§ Your task: Transcribe each line of the material as it is, and drop any picture.

§ Dataset extract:

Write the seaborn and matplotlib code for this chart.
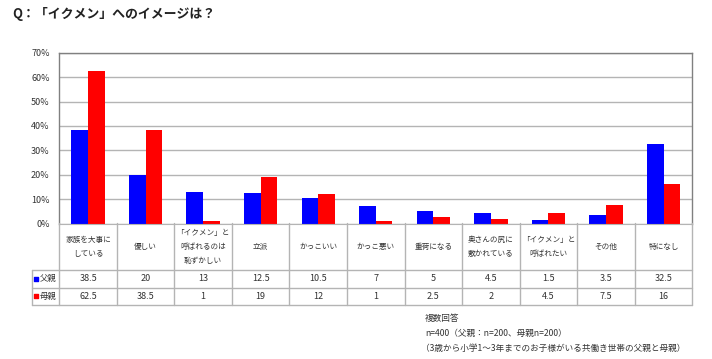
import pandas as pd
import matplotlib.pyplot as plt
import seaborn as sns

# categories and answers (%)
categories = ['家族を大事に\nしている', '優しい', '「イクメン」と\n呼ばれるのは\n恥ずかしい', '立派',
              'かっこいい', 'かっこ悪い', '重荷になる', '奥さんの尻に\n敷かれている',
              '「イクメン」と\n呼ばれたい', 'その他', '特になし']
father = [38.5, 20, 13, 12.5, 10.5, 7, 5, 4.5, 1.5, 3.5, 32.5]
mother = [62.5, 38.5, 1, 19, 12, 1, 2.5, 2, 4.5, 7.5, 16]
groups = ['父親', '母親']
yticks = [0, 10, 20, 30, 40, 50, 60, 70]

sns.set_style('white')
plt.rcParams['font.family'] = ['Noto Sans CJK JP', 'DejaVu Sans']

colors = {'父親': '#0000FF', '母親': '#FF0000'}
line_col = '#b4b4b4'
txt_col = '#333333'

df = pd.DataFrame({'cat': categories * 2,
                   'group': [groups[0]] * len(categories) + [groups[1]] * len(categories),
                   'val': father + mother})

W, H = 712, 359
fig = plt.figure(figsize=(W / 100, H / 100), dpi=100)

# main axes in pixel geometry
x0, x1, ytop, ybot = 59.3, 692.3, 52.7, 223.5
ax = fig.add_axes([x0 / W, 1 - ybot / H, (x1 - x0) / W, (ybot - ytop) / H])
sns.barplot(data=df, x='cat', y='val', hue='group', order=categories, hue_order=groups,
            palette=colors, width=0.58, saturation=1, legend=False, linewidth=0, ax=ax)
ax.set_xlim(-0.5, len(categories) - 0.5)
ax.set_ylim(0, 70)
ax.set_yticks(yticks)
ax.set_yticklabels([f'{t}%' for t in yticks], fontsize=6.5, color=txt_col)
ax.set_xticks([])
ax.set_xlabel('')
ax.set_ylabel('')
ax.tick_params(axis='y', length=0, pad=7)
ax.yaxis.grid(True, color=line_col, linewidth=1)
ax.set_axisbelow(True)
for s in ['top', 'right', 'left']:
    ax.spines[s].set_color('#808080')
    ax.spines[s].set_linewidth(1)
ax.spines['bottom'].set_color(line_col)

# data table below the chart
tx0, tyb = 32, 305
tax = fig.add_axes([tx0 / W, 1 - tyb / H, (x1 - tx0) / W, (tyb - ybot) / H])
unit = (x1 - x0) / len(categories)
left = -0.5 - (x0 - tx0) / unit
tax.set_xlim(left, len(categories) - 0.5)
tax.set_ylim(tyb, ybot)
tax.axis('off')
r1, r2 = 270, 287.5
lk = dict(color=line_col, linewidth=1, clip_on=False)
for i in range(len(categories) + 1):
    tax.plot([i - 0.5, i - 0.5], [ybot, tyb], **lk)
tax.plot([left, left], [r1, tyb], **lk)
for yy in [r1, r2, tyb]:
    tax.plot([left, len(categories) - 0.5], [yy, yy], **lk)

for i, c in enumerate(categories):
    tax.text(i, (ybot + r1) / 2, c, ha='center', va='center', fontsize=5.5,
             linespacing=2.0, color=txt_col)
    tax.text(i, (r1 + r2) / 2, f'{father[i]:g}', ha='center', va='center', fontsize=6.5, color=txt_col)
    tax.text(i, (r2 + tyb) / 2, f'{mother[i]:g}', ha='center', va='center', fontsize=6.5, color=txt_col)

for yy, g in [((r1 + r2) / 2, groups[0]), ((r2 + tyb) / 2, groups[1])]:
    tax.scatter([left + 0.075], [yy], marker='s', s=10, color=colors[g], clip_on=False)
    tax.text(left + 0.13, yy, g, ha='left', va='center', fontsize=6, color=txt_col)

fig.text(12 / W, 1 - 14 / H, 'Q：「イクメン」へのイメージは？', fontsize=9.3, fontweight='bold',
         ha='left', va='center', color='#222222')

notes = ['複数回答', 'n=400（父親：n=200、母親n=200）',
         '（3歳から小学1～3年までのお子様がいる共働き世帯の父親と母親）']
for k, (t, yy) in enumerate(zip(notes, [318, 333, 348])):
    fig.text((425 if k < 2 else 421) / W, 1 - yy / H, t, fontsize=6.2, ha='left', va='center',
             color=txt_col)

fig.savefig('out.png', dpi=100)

§ Task answer:
Write the seaborn and matplotlib code for this chart.
import pandas as pd
import matplotlib.pyplot as plt
import seaborn as sns

# categories and answers (%)
categories = ['家族を大事に\nしている', '優しい', '「イクメン」と\n呼ばれるのは\n恥ずかしい', '立派',
              'かっこいい', 'かっこ悪い', '重荷になる', '奥さんの尻に\n敷かれている',
              '「イクメン」と\n呼ばれたい', 'その他', '特になし']
father = [38.5, 20, 13, 12.5, 10.5, 7, 5, 4.5, 1.5, 3.5, 32.5]
mother = [62.5, 38.5, 1, 19, 12, 1, 2.5, 2, 4.5, 7.5, 16]
groups = ['父親', '母親']
yticks = [0, 10, 20, 30, 40, 50, 60, 70]

sns.set_style('white')
plt.rcParams['font.family'] = ['Noto Sans CJK JP', 'DejaVu Sans']

colors = {'父親': '#0000FF', '母親': '#FF0000'}
line_col = '#b4b4b4'
txt_col = '#333333'

df = pd.DataFrame({'cat': categories * 2,
                   'group': [groups[0]] * len(categories) + [groups[1]] * len(categories),
                   'val': father + mother})

W, H = 712, 359
fig = plt.figure(figsize=(W / 100, H / 100), dpi=100)

# main axes in pixel geometry
x0, x1, ytop, ybot = 59.3, 692.3, 52.7, 223.5
ax = fig.add_axes([x0 / W, 1 - ybot / H, (x1 - x0) / W, (ybot - ytop) / H])
sns.barplot(data=df, x='cat', y='val', hue='group', order=categories, hue_order=groups,
            palette=colors, width=0.58, saturation=1, legend=False, linewidth=0, ax=ax)
ax.set_xlim(-0.5, len(categories) - 0.5)
ax.set_ylim(0, 70)
ax.set_yticks(yticks)
ax.set_yticklabels([f'{t}%' for t in yticks], fontsize=6.5, color=txt_col)
ax.set_xticks([])
ax.set_xlabel('')
ax.set_ylabel('')
ax.tick_params(axis='y', length=0, pad=7)
ax.yaxis.grid(True, color=line_col, linewidth=1)
ax.set_axisbelow(True)
for s in ['top', 'right', 'left']:
    ax.spines[s].set_color('#808080')
    ax.spines[s].set_linewidth(1)
ax.spines['bottom'].set_color(line_col)

# data table below the chart
tx0, tyb = 32, 305
tax = fig.add_axes([tx0 / W, 1 - tyb / H, (x1 - tx0) / W, (tyb - ybot) / H])
unit = (x1 - x0) / len(categories)
left = -0.5 - (x0 - tx0) / unit
tax.set_xlim(left, len(categories) - 0.5)
tax.set_ylim(tyb, ybot)
tax.axis('off')
r1, r2 = 270, 287.5
lk = dict(color=line_col, linewidth=1, clip_on=False)
for i in range(len(categories) + 1):
    tax.plot([i - 0.5, i - 0.5], [ybot, tyb], **lk)
tax.plot([left, left], [r1, tyb], **lk)
for yy in [r1, r2, tyb]:
    tax.plot([left, len(categories) - 0.5], [yy, yy], **lk)

for i, c in enumerate(categories):
    tax.text(i, (ybot + r1) / 2, c, ha='center', va='center', fontsize=5.5,
             linespacing=2.0, color=txt_col)
    tax.text(i, (r1 + r2) / 2, f'{father[i]:g}', ha='center', va='center', fontsize=6.5, color=txt_col)
    tax.text(i, (r2 + tyb) / 2, f'{mother[i]:g}', ha='center', va='center', fontsize=6.5, color=txt_col)

for yy, g in [((r1 + r2) / 2, groups[0]), ((r2 + tyb) / 2, groups[1])]:
    tax.scatter([left + 0.075], [yy], marker='s', s=10, color=colors[g], clip_on=False)
    tax.text(left + 0.13, yy, g, ha='left', va='center', fontsize=6, color=txt_col)

fig.text(12 / W, 1 - 14 / H, 'Q：「イクメン」へのイメージは？', fontsize=9.3, fontweight='bold',
         ha='left', va='center', color='#222222')

notes = ['複数回答', 'n=400（父親：n=200、母親n=200）',
         '（3歳から小学1～3年までのお子様がいる共働き世帯の父親と母親）']
for k, (t, yy) in enumerate(zip(notes, [318, 333, 348])):
    fig.text((425 if k < 2 else 421) / W, 1 - yy / H, t, fontsize=6.2, ha='left', va='center',
             color=txt_col)

fig.savefig('out.png', dpi=100)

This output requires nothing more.